Во время вынесения приговора Лиля была на свободе — условно: 31 мая ее освободили из Дома предварительного заключения под подписку о невыезде из Ленинграда (Леман, вероятно как более опасный, вплоть до отправки в концлагерь сидел в ДПЗ). Июнь 1927-го она провела дома. Получила свидетельство об окончании Высших курсов библиотековедения при Государственной публичной библиотеке, закончила работу над адаптацией пьесы «Репка» для ленинградского ТЮЗа, дописала несколько статей в сборник «Театр Петрушки» (выйдет он уже после ее высылки…).

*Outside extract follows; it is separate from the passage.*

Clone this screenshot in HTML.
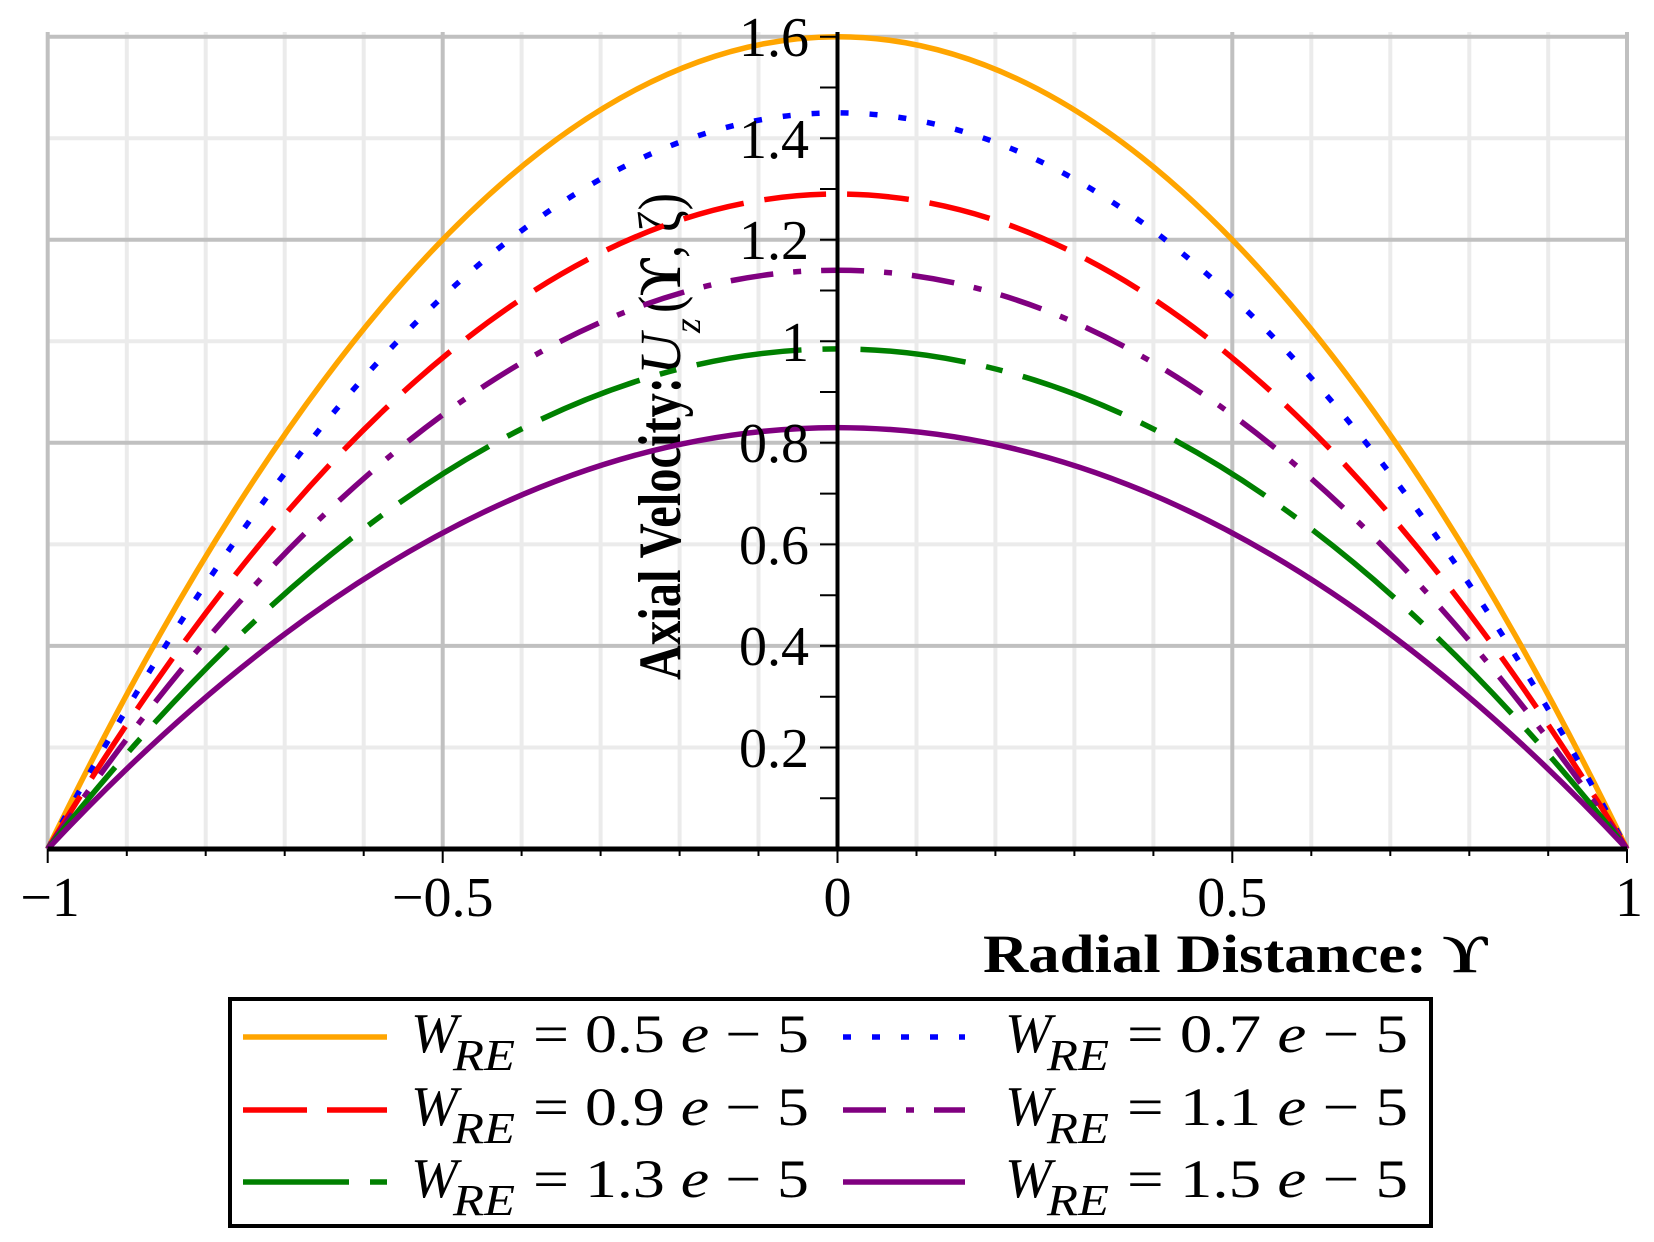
<!DOCTYPE html>
<html><head><meta charset="utf-8"><style>
html,body{margin:0;padding:0;background:#fff;}
svg{display:block;}
text{font-family:"Liberation Serif",serif;fill:#000;}
</style></head><body>
<svg width="1654" height="1242" viewBox="0 0 1654 1242" xmlns="http://www.w3.org/2000/svg">
<rect width="1654" height="1242" fill="#fff"/>
<g stroke="#ebebeb" stroke-width="4">
<line x1="126.8" y1="32" x2="126.8" y2="849"/><line x1="205.7" y1="32" x2="205.7" y2="849"/><line x1="284.7" y1="32" x2="284.7" y2="849"/><line x1="363.7" y1="32" x2="363.7" y2="849"/>
<line x1="521.6" y1="32" x2="521.6" y2="849"/><line x1="600.6" y1="32" x2="600.6" y2="849"/><line x1="679.6" y1="32" x2="679.6" y2="849"/><line x1="758.5" y1="32" x2="758.5" y2="849"/>
<line x1="916.5" y1="32" x2="916.5" y2="849"/><line x1="995.4" y1="32" x2="995.4" y2="849"/><line x1="1074.4" y1="32" x2="1074.4" y2="849"/><line x1="1153.4" y1="32" x2="1153.4" y2="849"/>
<line x1="1311.3" y1="32" x2="1311.3" y2="849"/><line x1="1390.3" y1="32" x2="1390.3" y2="849"/><line x1="1469.3" y1="32" x2="1469.3" y2="849"/><line x1="1548.2" y1="32" x2="1548.2" y2="849"/>
<line x1="47.7" y1="747.5" x2="1627" y2="747.5"/><line x1="47.7" y1="544.4" x2="1627" y2="544.4"/><line x1="47.7" y1="341.3" x2="1627" y2="341.3"/><line x1="47.7" y1="138.2" x2="1627" y2="138.2"/>
</g>
<g stroke="#c0c0c0" stroke-width="4">
<line x1="47.7" y1="32" x2="47.7" y2="849"/><line x1="442.7" y1="32" x2="442.7" y2="849"/><line x1="1232.3" y1="32" x2="1232.3" y2="849"/><line x1="1627" y1="32" x2="1627" y2="849"/>
<line x1="47.7" y1="645.9" x2="1627" y2="645.9"/><line x1="47.7" y1="442.8" x2="1627" y2="442.8"/><line x1="47.7" y1="239.8" x2="1627" y2="239.8"/><line x1="47.7" y1="36.7" x2="1627" y2="36.7"/>
</g>
<!-- y label -->
<g transform="translate(680,680) rotate(-90)" font-weight="bold">
<text x="0" y="0" font-size="60" textLength="303" lengthAdjust="spacingAndGlyphs">Axial Velocity:</text>
<text x="305" y="0" font-size="58" font-style="italic" font-weight="normal">U</text>
<text x="347" y="20" font-size="38" font-style="italic" font-weight="normal">z</text>
<text x="367" y="0" font-size="60" font-weight="normal" textLength="120" lengthAdjust="spacingAndGlyphs">(<tspan font-weight="bold">ϒ</tspan>, ζ)</text>
</g>
<!-- curves -->
<g fill="none" stroke-width="5.5">
<path d="M47.7 849 Q837.5 -775.6 1627 849" stroke="#ffa500"/>
<path d="M47.7 849 Q837.5 -623.3 1627 849" stroke="#0000ff" stroke-dasharray="8 21"/>
<path d="M47.7 849 Q837.5 -460.9 1627 849" stroke="#ff0000" stroke-dasharray="62 21"/>
<path d="M47.7 849 Q837.5 -308.6 1627 849" stroke="#800080" stroke-dasharray="43 20 8 20"/>
<path d="M47.7 849 Q837.5 -151.2 1627 849" stroke="#008000" stroke-dasharray="106 21 17 21"/>
<path d="M47.7 849 Q837.5 6.2 1627 849" stroke="#800080"/>
</g>
<!-- axes -->
<g stroke="#000">
<line x1="47.7" y1="849" x2="1627" y2="849" stroke-width="5"/>
<line x1="837.5" y1="32" x2="837.5" y2="849" stroke-width="4"/>
<g stroke-width="2">
<line x1="820" y1="36.7" x2="838" y2="36.7"/><line x1="820" y1="87.5" x2="838" y2="87.5"/><line x1="820" y1="138.2" x2="838" y2="138.2"/><line x1="820" y1="189" x2="838" y2="189"/>
<line x1="820" y1="239.8" x2="838" y2="239.8"/><line x1="820" y1="290.5" x2="838" y2="290.5"/><line x1="820" y1="341.3" x2="838" y2="341.3"/><line x1="820" y1="392" x2="838" y2="392"/>
<line x1="820" y1="442.8" x2="838" y2="442.8"/><line x1="820" y1="493.6" x2="838" y2="493.6"/><line x1="820" y1="544.4" x2="838" y2="544.4"/><line x1="820" y1="595.2" x2="838" y2="595.2"/>
<line x1="820" y1="645.9" x2="838" y2="645.9"/><line x1="820" y1="696.7" x2="838" y2="696.7"/><line x1="820" y1="747.5" x2="838" y2="747.5"/><line x1="820" y1="798.2" x2="838" y2="798.2"/>
<line x1="47.7" y1="849" x2="47.7" y2="863"/><line x1="442.7" y1="849" x2="442.7" y2="863"/><line x1="837.5" y1="849" x2="837.5" y2="863"/><line x1="1232.3" y1="849" x2="1232.3" y2="863"/><line x1="1627" y1="849" x2="1627" y2="863"/>
<line x1="126.8" y1="849" x2="126.8" y2="856"/><line x1="205.7" y1="849" x2="205.7" y2="856"/><line x1="284.7" y1="849" x2="284.7" y2="856"/><line x1="363.7" y1="849" x2="363.7" y2="856"/>
<line x1="521.6" y1="849" x2="521.6" y2="856"/><line x1="600.6" y1="849" x2="600.6" y2="856"/><line x1="679.6" y1="849" x2="679.6" y2="856"/><line x1="758.5" y1="849" x2="758.5" y2="856"/>
<line x1="916.5" y1="849" x2="916.5" y2="856"/><line x1="995.4" y1="849" x2="995.4" y2="856"/><line x1="1074.4" y1="849" x2="1074.4" y2="856"/><line x1="1153.4" y1="849" x2="1153.4" y2="856"/>
<line x1="1311.3" y1="849" x2="1311.3" y2="856"/><line x1="1390.3" y1="849" x2="1390.3" y2="856"/><line x1="1469.3" y1="849" x2="1469.3" y2="856"/><line x1="1548.2" y1="849" x2="1548.2" y2="856"/>
</g></g>
<!-- y tick labels -->
<g font-size="56" text-anchor="end">
<text x="809" y="56">1.6</text><text x="809" y="158">1.4</text><text x="809" y="259">1.2</text><text x="809" y="361">1</text>
<text x="809" y="462">0.8</text><text x="809" y="564">0.6</text><text x="809" y="665">0.4</text><text x="809" y="767">0.2</text>
</g>
<g font-size="56" text-anchor="middle">
<text x="50" y="916">−1</text><text x="442.7" y="916">−0.5</text><text x="837.5" y="916">0</text><text x="1232.3" y="916">0.5</text><text x="1629" y="916">1</text>
</g>
<text x="1488" y="972" font-size="54" font-weight="bold" text-anchor="end" textLength="505" lengthAdjust="spacingAndGlyphs">Radial Distance: ϒ</text>
<!-- legend -->
<rect x="230" y="999" width="1201" height="227" fill="none" stroke="#000" stroke-width="4"/>
<g stroke-width="5.5">
<line x1="243" y1="1037" x2="387" y2="1037" stroke="#ffa500"/>
<line x1="843" y1="1037" x2="965" y2="1037" stroke="#0000ff" stroke-dasharray="8 21"/>
<line x1="243" y1="1110" x2="387" y2="1110" stroke="#ff0000" stroke-dasharray="64 20"/>
<line x1="843" y1="1110" x2="965" y2="1110" stroke="#800080" stroke-dasharray="43 20 8 20"/>
<line x1="243" y1="1182" x2="387" y2="1182" stroke="#008000" stroke-dasharray="106 21 17 21"/>
<line x1="843" y1="1182" x2="965" y2="1182" stroke="#800080"/>
</g>
<g font-size="54">
<g transform="translate(411,1052)"><text x="0" y="0" font-size="56" font-style="italic">W</text><text x="42" y="18" font-size="44" font-style="italic" textLength="62" lengthAdjust="spacingAndGlyphs">RE</text><text x="122" y="0" textLength="276" lengthAdjust="spacingAndGlyphs">= 0.5 <tspan font-style="italic">e</tspan> − 5</text></g>
<g transform="translate(1005,1052)"><text x="0" y="0" font-size="56" font-style="italic">W</text><text x="42" y="18" font-size="44" font-style="italic" textLength="62" lengthAdjust="spacingAndGlyphs">RE</text><text x="122" y="0" textLength="281" lengthAdjust="spacingAndGlyphs">= 0.7 <tspan font-style="italic">e</tspan> − 5</text></g>
<g transform="translate(411,1125)"><text x="0" y="0" font-size="56" font-style="italic">W</text><text x="42" y="18" font-size="44" font-style="italic" textLength="62" lengthAdjust="spacingAndGlyphs">RE</text><text x="122" y="0" textLength="276" lengthAdjust="spacingAndGlyphs">= 0.9 <tspan font-style="italic">e</tspan> − 5</text></g>
<g transform="translate(1005,1125)"><text x="0" y="0" font-size="56" font-style="italic">W</text><text x="42" y="18" font-size="44" font-style="italic" textLength="62" lengthAdjust="spacingAndGlyphs">RE</text><text x="122" y="0" textLength="281" lengthAdjust="spacingAndGlyphs">= 1.1 <tspan font-style="italic">e</tspan> − 5</text></g>
<g transform="translate(411,1197)"><text x="0" y="0" font-size="56" font-style="italic">W</text><text x="42" y="18" font-size="44" font-style="italic" textLength="62" lengthAdjust="spacingAndGlyphs">RE</text><text x="122" y="0" textLength="276" lengthAdjust="spacingAndGlyphs">= 1.3 <tspan font-style="italic">e</tspan> − 5</text></g>
<g transform="translate(1005,1197)"><text x="0" y="0" font-size="56" font-style="italic">W</text><text x="42" y="18" font-size="44" font-style="italic" textLength="62" lengthAdjust="spacingAndGlyphs">RE</text><text x="122" y="0" textLength="281" lengthAdjust="spacingAndGlyphs">= 1.5 <tspan font-style="italic">e</tspan> − 5</text></g>
</g>
</svg>
</body></html>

Отправила письма в Крым и в Новороссийск: Волошину сообщила, что 1 июня «вернулась» («Последнюю неделю вместе со мной была и Лида. Теперь мы вернулись обе, — но Борис остался»[244]), Архиппову тихо пожаловалась на усталость (впрочем, припомнив, что Гумилеву, о котором они переписывались в последнее время, пришлось куда хуже) и на то, что лишилась архива — по-видимому, навсегда:
Я была в отсутствии 6 недель, со Страстного четверга до Вознесения, — это короткий срок — Николай Степанович провел там времени много больше. Физически я разбита и душевно тоже. ‹…› Пропали все мои книги, все стихи, все карточки. Вы, Евгений, единственный человек в мире, имеющий мои стихи. Судьба жестока ко мне. На этот раз Черубина умерла навеки, и Вам пишет письмо ее бледная тень…[245]
Через три дня, 29 июня 1927 года, Лилю снова возьмут. В графе протокола об обыске, требующего предоставить опись отобранных у обвиняемого вещей, будет значиться прочерк: за месяц, проведенный на воле, обвиняемая ничем не успела обзавестись.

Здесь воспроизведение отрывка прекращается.